Mevlâna’nın, "Bilgi ve hüner sahibi olup da merhameti ve ahlâkî olgunluğu olmayan varlığın örneği şeytandır" sözündeki hikmeti doğrularca- sına zekânın artışına karşılık duygusal yeterliliğin desteklenmemesi iç karartıcı sonuçlar yaratmıştır. Çok sayıda toplumsal araştırmanın ortaya koyduğu dünya çapındaki yaygın eğilim şudur: Şimdiki kuşak bir öncekine oranla daha fazla zorluk çekmekte, daha yalnız ve depresif, daha sorumsuz, daha asi, daha sinirli, daha bencil ve saldırgan.
Günümüzün ünlü insan gelişimi uzmanı Lawrens Saphir’ in tespiti şu:
"Eğer bir çözüm varsa bunun, çocuk yetiştirme tarzımızda yattığını görmemiz lazım. Çocuklarımızın duygusal eğitimini şansa bırakıyoruz ve bunun sonuçları yıkıcı oluyor."
Gerçekten de iyi insanlar yetiştirmek, insanlığın geleceği için her şeyden daha önemli değil mi?
Netice olarak ve esasen aile ve ailedeki eğitim, yetişkin hüviyeti kazanması uzun yılları alan insanoğlunu hayata hazırlayan zihinsel duygusal ve sosyal donanımı sağlarken toplumsal açıdan da bir medeniyetin pratik numunesi ve nüvesi olarak iş görür.
Bu doğal, zorunlu ve belirleyici işlevi ile onun otarşik ve özerk tabiatı bir arada düşünüldüğünde ailenin, toplumsal değişme yaratacak müdahale misyon ve stratejileri için son derece elverişli bir fırsat kapısı olduğunu görürüz.
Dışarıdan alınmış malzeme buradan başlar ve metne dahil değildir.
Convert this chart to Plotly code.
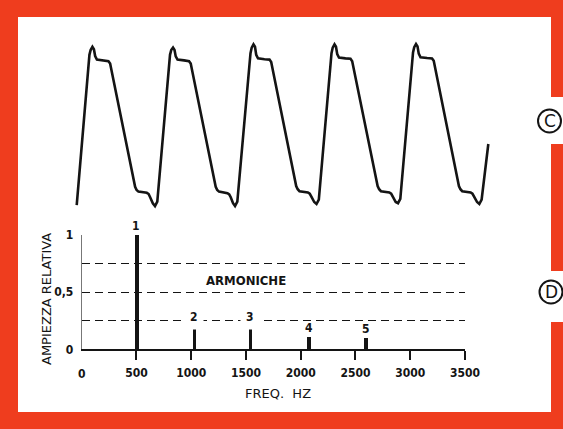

Nitekim günümüzde insan gelişimi ile toplumsal gelişim arasındaki dinamik bağ daha iyi anlaşılmakta. Ve bu husus, Batı dışı toplumların modernleştirilmesine ilişkin müdahalelerde temel çıkış noktası olarak dikkate alınmaktadır.
Bu açıdan bakıldığında aile, mevcut kültür ve medeniyetin gelecek kuşaklara aktarıldığı alan olduğu gibi, ortak bir aksiyon iradesi ve birlik ruhunun yaratıldığı dönemlerde yepyeni bir medeniyet sentezinin üretilebileceği, hayat bulacağı bir diriliş alanı da olabilir.